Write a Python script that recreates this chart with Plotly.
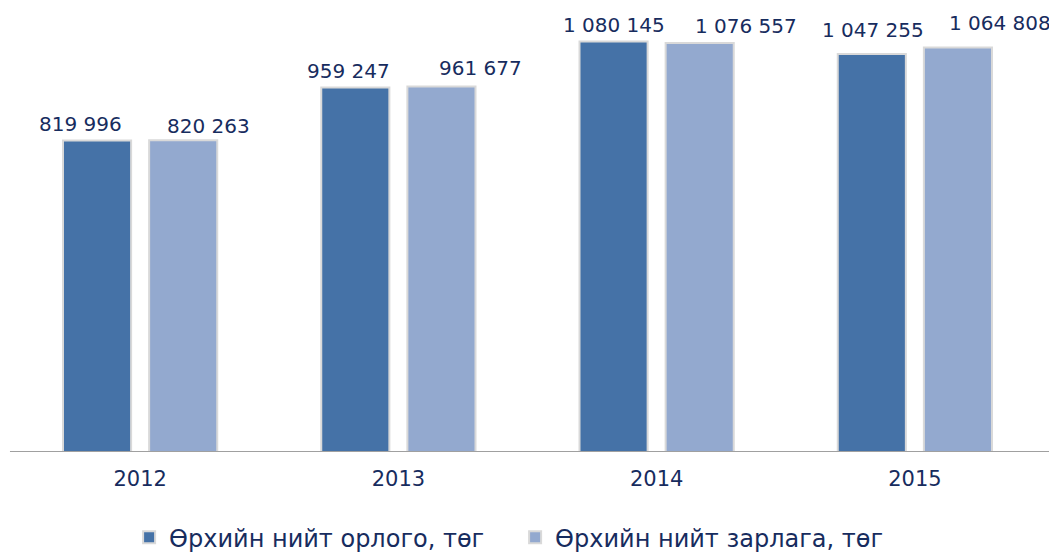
import plotly.graph_objects as go

years = ["2012", "2013", "2014", "2015"]
income = [819996, 959247, 1080145, 1047255]
expense = [820263, 961677, 1076557, 1064808]
income_labels = ["819 996", "959 247", "1 080 145", "1 047 255"]
expense_labels = ["820 263", "961 677", "1 076 557", "1 064 808"]
series_names = ["Өрхийн нийт орлого, төг", "Өрхийн нийт зарлага, төг"]

# label placement offsets (pixels) relative to category centre / bar top
income_dx = [-60, -50, -43, -42]
income_dy = [2, 3, 3, 10]
expense_dx = [68, 82, 89, 85]
expense_dy = [0, 5, 3, 10]

C_DARK = "#4572A7"
C_LIGHT = "#93A9CF"
C_TEXT = "#172C5E"
FONT = "DejaVu Sans"

fig = go.Figure()
fig.add_trace(go.Bar(x=years, y=income, name=series_names[0],
                     marker=dict(color=C_DARK, line=dict(color="#d9d9d9", width=2))))
fig.add_trace(go.Bar(x=years, y=expense, name=series_names[1],
                     marker=dict(color=C_LIGHT, line=dict(color="#d9d9d9", width=2))))

# category axis: annotations use the category index
for i, (v, t, dx, dy) in enumerate(zip(income, income_labels, income_dx, income_dy)):
    fig.add_annotation(x=i, y=v, text=t, showarrow=False, xref="x", yref="y",
                       xanchor="center", yanchor="bottom", xshift=dx, yshift=dy,
                       font=dict(family=FONT, size=20, color=C_TEXT))
for i, (v, t, dx, dy) in enumerate(zip(expense, expense_labels, expense_dx, expense_dy)):
    fig.add_annotation(x=i, y=v, text=t, showarrow=False, xref="x", yref="y",
                       xanchor="center", yanchor="bottom", xshift=dx, yshift=dy,
                       font=dict(family=FONT, size=20, color=C_TEXT))

# baseline axis line extending to the right edge
fig.add_shape(type="line", xref="paper", yref="y", x0=-0.001, x1=1.013, y0=0, y1=0,
              line=dict(color="#a0a0a0", width=2))

fig.update_layout(
    width=1049, height=545,
    margin=dict(l=3, r=13, t=12, b=101, autoexpand=False),
    paper_bgcolor="white", plot_bgcolor="white",
    barmode="group", bargap=0.333, bargroupgap=0.209,
    showlegend=True,
    legend=dict(orientation="h", x=0.488, xanchor="center", y=-0.146, yanchor="top",
                font=dict(family=FONT, size=24, color=C_TEXT),
                traceorder="normal", itemwidth=30, entrywidth=341),
    xaxis=dict(type="category", range=[-0.5, 3.5], showgrid=False, showline=False,
               zeroline=False, ticks="outside", ticklen=8, tickcolor="rgba(0,0,0,0)",
               tickfont=dict(family=FONT, size=21, color=C_TEXT)),
    yaxis=dict(range=[0, 1137000], visible=False, showgrid=False, zeroline=False),
)

fig.write_html("out.html")
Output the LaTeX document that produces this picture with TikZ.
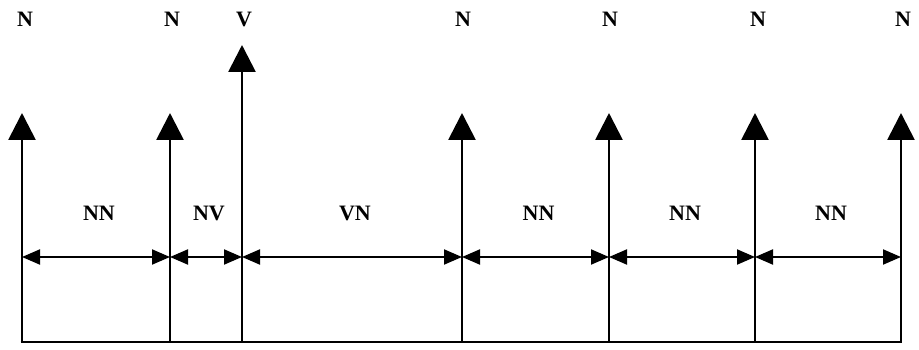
\documentclass[tikz,border=0pt]{standalone}
\usepackage{fontspec}
\setmainfont{Liberation Serif}
\usetikzlibrary{arrows.meta}

\begin{document}
\begin{tikzpicture}[x=1pt, y=-1pt, line width=2.8pt,
    every node/.style={font=\fontsize{22}{24}\selectfont\bfseries, inner sep=0pt},
    up/.style={-{Triangle[length=27pt, width=27pt]}},
    span/.style={{Triangle[length=18pt, width=15pt]}-{Triangle[length=18pt, width=15pt]}, line width=2pt},
    spanlabel/.style={midway, xshift=3pt, yshift=44pt}]
    \useasboundingbox (0, 0) rectangle (919, 350);

    % words on the base line
    \coordinate (w1) at (22, 342);
    \coordinate (w2) at (170, 342);
    \coordinate (w3) at (242, 342);
    \coordinate (w4) at (462, 342);
    \coordinate (w5) at (609, 342);
    \coordinate (w6) at (755, 342);
    \coordinate (w7) at (901, 342);
    \draw ([xshift=-1.4pt]w1) -- ([xshift=1.4pt]w7);

    \draw[up] (w1) -- ++(0, -229) coordinate(t1);
    \draw[up] (w2) -- ++(0, -229) coordinate(t2);
    \draw[up] (w3) -- ++(0, -297) coordinate(t3);
    \draw[up] (w4) -- ++(0, -229) coordinate(t4);
    \draw[up] (w5) -- ++(0, -229) coordinate(t5);
    \draw[up] (w6) -- ++(0, -229) coordinate(t6);
    \draw[up] (w7) -- ++(0, -229) coordinate(t7);

    \node(n1) at (25, 19) {N};
    \node(n2) at (172, 19) {N};
    \node(v3) at (244, 19) {V};
    \node(n4) at (463, 19) {N};
    \node(n5) at (610, 19) {N};
    \node(n6) at (758, 19) {N};
    \node(n7) at (903, 19) {N};

    % spans between neighbouring words
    \coordinate (h1) at (22, 257);
    \coordinate (h2) at (170, 257);
    \coordinate (h3) at (242, 257);
    \coordinate (h4) at (462, 257);
    \coordinate (h5) at (609, 257);
    \coordinate (h6) at (755, 257);
    \coordinate (h7) at (901, 257);
    \draw[span] (h1) -- (h2) node[spanlabel](nn12) {NN};
    \draw[span] (h2) -- (h3) node[spanlabel](nv23) {NV};
    \draw[span] (h3) -- (h4) node[spanlabel](vn34) {VN};
    \draw[span] (h4) -- (h5) node[spanlabel](nn45) {NN};
    \draw[span] (h5) -- (h6) node[spanlabel](nn56) {NN};
    \draw[span] (h6) -- (h7) node[spanlabel](nn67) {NN};
\end{tikzpicture}
\end{document}
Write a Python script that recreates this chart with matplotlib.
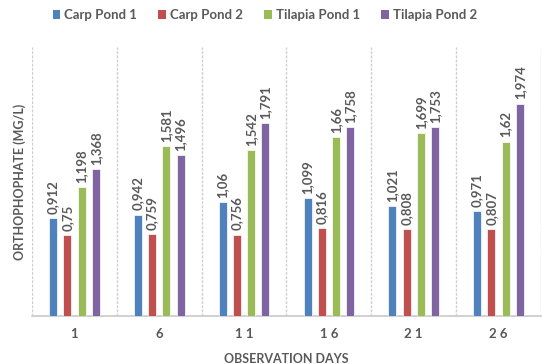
import matplotlib
matplotlib.use("Agg")
import matplotlib.pyplot as plt
import numpy as np
from matplotlib.patches import Patch

# Orthophosphate concentration (mg/L) per observation day
day_labels = ["1", "6", "1 1", "1 6", "2 1", "2 6"]
series_names = ["Carp Pond 1", "Carp Pond 2", "Tilapia Pond 1", "Tilapia Pond 2"]
carp_pond_1 = [0.912, 0.942, 1.06, 1.099, 1.021, 0.971]
carp_pond_2 = [0.75, 0.759, 0.756, 0.816, 0.808, 0.807]
tilapia_pond_1 = [1.198, 1.581, 1.542, 1.66, 1.699, 1.62]
tilapia_pond_2 = [1.368, 1.496, 1.791, 1.758, 1.753, 1.974]

colors = ["#4F81BD", "#C0504D", "#9BBB59", "#8064A2"]
text_gray = "#595959"
plt.rcParams["font.family"] = ["Lato", "DejaVu Sans"]

fig = plt.figure(figsize=(5.52, 3.64), dpi=100)
ax = fig.add_axes([0.058, 0.132, 0.922, 0.739])

series = [carp_pond_1, carp_pond_2, tilapia_pond_1, tilapia_pond_2]
x = np.arange(len(day_labels))
bar_w = 0.094
step = 0.168
for i, (vals, c) in enumerate(zip(series, colors)):
    xs = x + (i - 1.5) * step
    ax.bar(xs, vals, width=bar_w, color=c, edgecolor="#FFFFFF", linewidth=0.5, zorder=3)
    for xi, v in zip(xs, vals):
        ax.annotate(f"{v:g}".replace(".", ","), (xi, v), xytext=(0, 3),
                    textcoords="offset points", rotation=90, ha="center", va="bottom",
                    fontsize=9.5, color=text_gray, fontweight="bold")

ax.set_xlim(-0.5, len(day_labels) - 0.5)
ax.set_ylim(0, 2.5)

# vertical separators between day groups
for b in np.arange(-0.5, len(day_labels), 1.0):
    ax.axvline(b, color="#D0D0D0", linewidth=1.0, linestyle=(0, (2, 1)), zorder=1)

for s in ["top", "right", "left"]:
    ax.spines[s].set_visible(False)
ax.spines["bottom"].set_color("#C8C8C8")
ax.spines["bottom"].set_linewidth(1.2)
ax.set_yticks([])
ax.set_xticks(x)
ax.set_xticklabels(day_labels, fontsize=9.5, color=text_gray, fontweight="bold")
ax.tick_params(axis="x", length=0, pad=9)

ax.set_xlabel("OBSERVATION DAYS", fontsize=9, color=text_gray, fontweight="bold", labelpad=9)
ax.set_ylabel("ORTHOPHOPHATE (MG/L)", fontsize=9, color=text_gray, fontweight="bold", labelpad=4)

handles = [Patch(facecolor=c, edgecolor="none") for c in colors]
fig.legend(handles, series_names, loc="center", bbox_to_anchor=(0.48, 0.958), ncol=4,
           frameon=False, handlelength=0.6, handleheight=0.6, handletextpad=0.3,
           columnspacing=1.6, prop={"size": 9.5, "weight": "bold"}, labelcolor=text_gray)

fig.savefig("out.png", dpi=100, facecolor="white")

++++++++

## Problem requirements
Only the stretch from the line with "Write a Python script that recreates this chart with matplotlib." through the line with "from matplotlib.patches import Patch" should be copied, exactly and with both ends. Drop the pictures.

## Written answer
Write a Python script that recreates this chart with matplotlib.
import matplotlib
matplotlib.use("Agg")
import matplotlib.pyplot as plt
import numpy as np
from matplotlib.patches import Patch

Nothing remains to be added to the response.